Setting Up a Kitchen? Here Are Strategies for Picking Among the Pans (and More)
Wednesday, March 22, 2006
Alicia Vincent and Jason Saputo started cooking together at Old Dominion University. They used his parents' kitchen equipment when they cooked on weekends at his family's townhouse in Norfolk or her parents' equipment when they visited their home in Virginia Beach.
The first meal he made for her was shrimp scampi. "That was before I knew she was allergic to shellfish," he says.
Her first dinner for him was steak and potatoes. "I wanted to make something that would make him say 'Wow, I want some more of that,' " she says.
Over time, they acquired some hand-me-down cookware and bought a few essentials -- an electric coffeepot, a microwave oven. But the really old stuff will be tossed aside after their September wedding. "We want to start out clean," she says.
Outfitting a first kitchen can be daunting. Where do you begin? How much does it cost? Does good equipment make a difference? Does buying cookware in those tantalizing sets make sense? If a couple is choosing, whose taste, cooking and eating habits should the choices reflect?
Vincent, 25, until recently an Army second lieutenant stationed at Fort Stewart, Ga., and Saputo, 24, a database administrator, are wrestling with those questions as they plan their wedding.
The couple prefers eating in to eating out. "You know what's going into the food so it's healthier," she says. She likes to try new recipes from the cookbooks she takes out of the library and loves to bake. He's a grill master, and, according to Vincent, makes the best oatmeal cookies in the world. Their favorite television program is Food Network's "Good Eats" with its popular host, Alton Brown.
Russell Shultz, a bridal registry consultant at Bed, Bath and Beyond, where the couple has registered, asks his clients questions before they select a single pot. The first: "Do you like to cook?" is quickly followed by "What do you like to cook?"

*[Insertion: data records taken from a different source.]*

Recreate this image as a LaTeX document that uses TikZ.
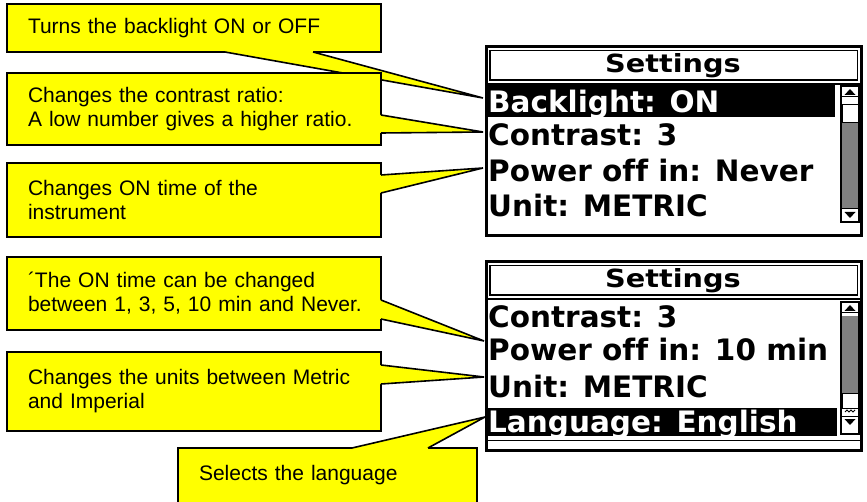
\documentclass[tikz,border=0pt]{standalone}
\usepackage{fontspec}
\setmainfont{Liberation Sans}
\newfontfamily\lcdfont{DejaVu Sans}[Ligatures=NoCommon]
\usetikzlibrary{calc}
\definecolor{noteyellow}{RGB}{255,255,0}
\tikzset{
  note/.style={rectangle, draw=black, line width=1.6pt, fill=noteyellow, anchor=north west,
    outer sep=0pt, inner xsep=21pt, text width=332pt, minimum width=374pt, align=left,
    font=\fontsize{21}{24}\selectfont},
  noteline/.style={draw=black, line width=1.6pt, line join=miter},
  screen/.style={rectangle, draw=black, line width=3pt, minimum width=375pt, minimum height=189pt, inner sep=0pt},
  lcd/.style={font=\lcdfont\bfseries\fontsize{29.5}{32}\selectfont, inner sep=0pt, anchor=base west},
  lcdtitle/.style={font=\lcdfont\bfseries\fontsize{25}{28}\selectfont, inner sep=0pt, anchor=base},
  sbar/.style={draw=black, line width=1.2pt, fill=white}
}
\newcommand{\calltail}[4]{%
  \fill[noteyellow] ($(#1)+#4$) -- (#1) -- (#2) -- (#3) -- ($(#3)+#4$) -- cycle;
  \draw[noteline] (#1) -- (#2) -- (#3);}
\begin{document}
\begin{tikzpicture}[x=1pt,y=-1pt]
\clip (0,0) rectangle (867,502);
% the two screens
\foreach \dy/\nm in {0/one,215/two}{
  \begin{scope}[shift={(0,\dy)}]
    \node[screen] (screen \nm) at (673.5,141) {};
    \draw[line width=1.2pt] (490,50.5) rectangle (857.5,80);
    \draw[line width=2pt] (486,84) -- (861,84);
    \node[lcdtitle] (title \nm) at (673,73) {\scalebox{1.15}[1]{Settings}};
  \end{scope}
}
\fill[black] (487,85) rectangle (835,117);
\node[lcd, text=white] (light row) at (488,113) {Backlight: ON};
\node[lcd] (contrast row) at (488,146) {Contrast: 3};
\node[lcd] (power row) at (488,182) {Power off in: Never};
\node[lcd] (unit row) at (488,217) {Unit: METRIC};
\node[lcd] (contrast row two) at (488,327) {Contrast: 3};
\node[lcd] (power row two) at (488,360) {Power off in: 10 min};
\node[lcd] (unit row two) at (488,397) {Unit: METRIC};
\fill[black] (487,408) rectangle (837,436);
\node[lcd, text=white] (lang row) at (488,432) {Language: English};
\draw[line width=1pt] (487,440) -- (860,440);
% scroll bars
\draw[sbar] (841,86) rectangle (859,222);
\fill[black!50] (842,123) rectangle (858,209);
\draw[line width=1pt] (842,105) rectangle (858,123);
\draw[line width=1pt] (841,97) -- (859,97);
\draw[line width=1pt] (841,209) -- (859,209);
\fill (850,89) -- (855.5,95) -- (844.5,95) -- cycle;
\fill (844.5,212) -- (855.5,212) -- (850,218) -- cycle;
\draw[sbar] (841,302) rectangle (859,434);
\fill (850,305) -- (855.5,311) -- (844.5,311) -- cycle;
\draw[line width=1pt] (841,313) -- (859,313);
\fill[black!50] (842,316) rectangle (858,393);
\draw[line width=1pt] (842,393) rectangle (858,408);
\draw[line width=.8pt] (845,412) -- (847,410) -- (849,412) -- (851,410) -- (853,412) -- (855,410);
\draw[line width=1pt] (841,416) -- (859,416);
\fill (844.5,419) -- (855.5,419) -- (850,425) -- cycle;
% tips
\coordinate (tip light) at (483,98);
\coordinate (tip contrast) at (483,132);
\coordinate (tip ontime) at (483,168);
\coordinate (tip steps) at (484,341);
\coordinate (tip units) at (484,377);
\coordinate (tip lang) at (485,417);
% callouts
\node[note, minimum height=48pt] (light) at (7,4) {Turns the backlight ON or OFF};
\coordinate (l1) at ($(light.south west)+(218,0)$);
\coordinate (l2) at ($(light.south west)+(306,0)$);
\calltail{l1}{tip light}{l2}{(0,-2)}
\node[note, minimum height=72pt] (contrast) at (7,73) {Changes the contrast ratio:\\A low number gives a higher ratio.};
\coordinate (c1) at ($(contrast.north east)+(0,42)$);
\coordinate (c2) at ($(contrast.north east)+(0,60)$);
\calltail{c1}{tip contrast}{c2}{(-2,0)}
\node[note, minimum height=74pt] (ontime) at (7,163) {Changes ON time of the\\instrument};
\coordinate (o1) at ($(ontime.north east)+(0,12)$);
\coordinate (o2) at ($(ontime.north east)+(0,30)$);
\calltail{o1}{tip ontime}{o2}{(-2,0)}
\node[note, minimum height=73pt] (steps) at (7,257) {´The ON time can be changed\\\mbox{between 1, 3, 5, 10 min and Never.}};
\coordinate (s1) at ($(steps.north east)+(0,43)$);
\coordinate (s2) at ($(steps.north east)+(0,62)$);
\calltail{s1}{tip steps}{s2}{(-2,0)}
\node[note, minimum height=79pt] (units) at (7,352) {Changes the units between Metric\\and Imperial};
\coordinate (u1) at ($(units.north east)+(0,13)$);
\coordinate (u2) at ($(units.north east)+(0,32)$);
\calltail{u1}{tip units}{u2}{(-2,0)}
\node[note, text width=257pt, minimum width=299pt, text height=15pt, text depth=45pt, inner ysep=17pt] (lang) at (178,448) {Selects the language};
\coordinate (g1) at ($(lang.north west)+(174,0)$);
\coordinate (g2) at ($(lang.north west)+(250,0)$);
\calltail{g1}{tip lang}{g2}{(0,2)}
\end{tikzpicture}
\end{document}
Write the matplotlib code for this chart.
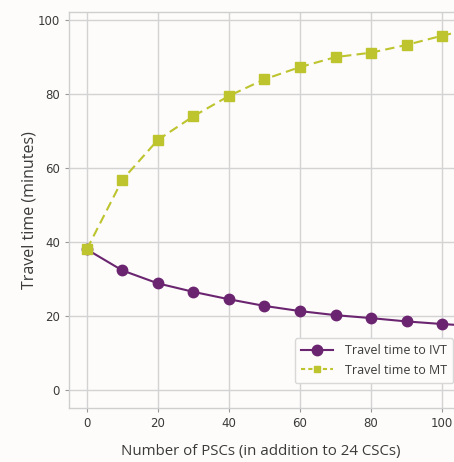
import matplotlib

matplotlib.use("Agg")
import matplotlib.pyplot as plt
from matplotlib.lines import Line2D

# 数据：附加 PSC 数量与平均转运时间（分钟）
n_pscs = [0, 10, 20, 30, 40, 50, 60, 70, 80, 90, 100, 110]
ivt_time = [38.0, 32.3, 28.8, 26.5, 24.5, 22.7, 21.3, 20.2, 19.4, 18.5, 17.8, 17.2]
mt_time = [38.0, 56.8, 67.6, 74.0, 79.5, 84.0, 87.3, 90.0, 91.2, 93.3, 95.8, 98.0]
x_ticks = [0, 20, 40, 60, 80, 100]
y_ticks = [0, 20, 40, 60, 80, 100]

PURPLE = "#6b2570"
OLIVE = "#bdc42e"
GRID = "#d3d3d3"
BG = "#fdfcfa"
TEXT = "#3a3a3a"

fig = plt.figure(figsize=(4.54, 4.62), dpi=100, facecolor=BG)
ax = fig.add_axes([0.152, 0.117, 0.861, 0.857], facecolor=BG)

ax.plot(n_pscs, ivt_time, color=PURPLE, linewidth=1.5, marker="o", markersize=7.5)
ax.plot(n_pscs, mt_time, color=OLIVE, linewidth=1.5, linestyle=(0, (4.5, 2.5)),
        marker="s", markersize=7)

ax.set_xlim(-5, 105)
ax.set_ylim(-4.9, 102.2)
ax.set_xticks(x_ticks)
ax.set_yticks(y_ticks)
ax.grid(True, color=GRID, linewidth=1.0)
ax.set_axisbelow(True)
for spine in ax.spines.values():
    spine.set_color("#cfcfcf")
    spine.set_linewidth(1.0)
ax.tick_params(labelsize=8.5, colors="#999999", labelcolor=TEXT, length=3, width=0.8)

ax.set_xlabel("Number of PSCs (in addition to 24 CSCs)",
              family=["Open Sans", "DejaVu Sans"], size=10.8, color=TEXT)
ax.set_ylabel("Travel time (minutes)",
              family=["Open Sans", "DejaVu Sans"], size=11.5, color=TEXT)
ax.xaxis.set_label_coords(0.49, -0.092)
ax.yaxis.set_label_coords(-0.08, 0.5)

handles = [
    Line2D([], [], color=PURPLE, linewidth=1.5, marker="o", markersize=7.5),
    Line2D([], [], color=OLIVE, linewidth=1.5, linestyle=(0, (2, 1.5)), marker="s", markersize=5),
]
legend = ax.legend(
    handles,
    ["Travel time to IVT", "Travel time to MT"],
    loc="lower right",
    bbox_to_anchor=(453 / 454, 1 - 383 / 462),
    bbox_transform=fig.transFigure,
    borderaxespad=0,
    frameon=True,
    fancybox=True,
    framealpha=1.0,
    edgecolor="#d8d8d8",
    facecolor=BG,
    prop={"family": ["Open Sans", "DejaVu Sans"], "size": 9},
    handlelength=2.6,
    handletextpad=0.9,
    borderpad=0.5,
    labelspacing=0.5,
)
for text in legend.get_texts():
    text.set_color(TEXT)

fig.savefig("out.png", dpi=100, facecolor=BG)
plt.close(fig)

For example, if he's helping customers who like to cook traditional dishes, he guides them to stainless pots and pans or infused anodized aluminum cookware. "They do a better job of searing meats and caramelizing" sauces, he says. When clients are more inclined to low-fat cooking, he often steers them to nonstick cookware, "because very little fat is needed."
Shultz asks lifestyle questions, too, such as whether people are willing to wash pots and pans by hand (as Vincent and Saputo are). "Some people don't want anything they can't put in the dishwasher," Shultz says.
He usually skips the "what is your budget" issue because that's rarely relevant to a bridal registry. But what friends and family can afford is.
Nancy Pollard, owner of La Cuisine, a specialty cookware store in Alexandria, counsels customers to choose only equipment that suits their cooking style. Cookware is often sold in beguiling sets that cost less than buying the pots and pans individually, but the sets "aren't designed with individual cooking needs in mind," she says. "You might be the kind of cook that needs three saucepans the same size, but never the tiresome casserole in the wrong size that seems to be included in almost every set."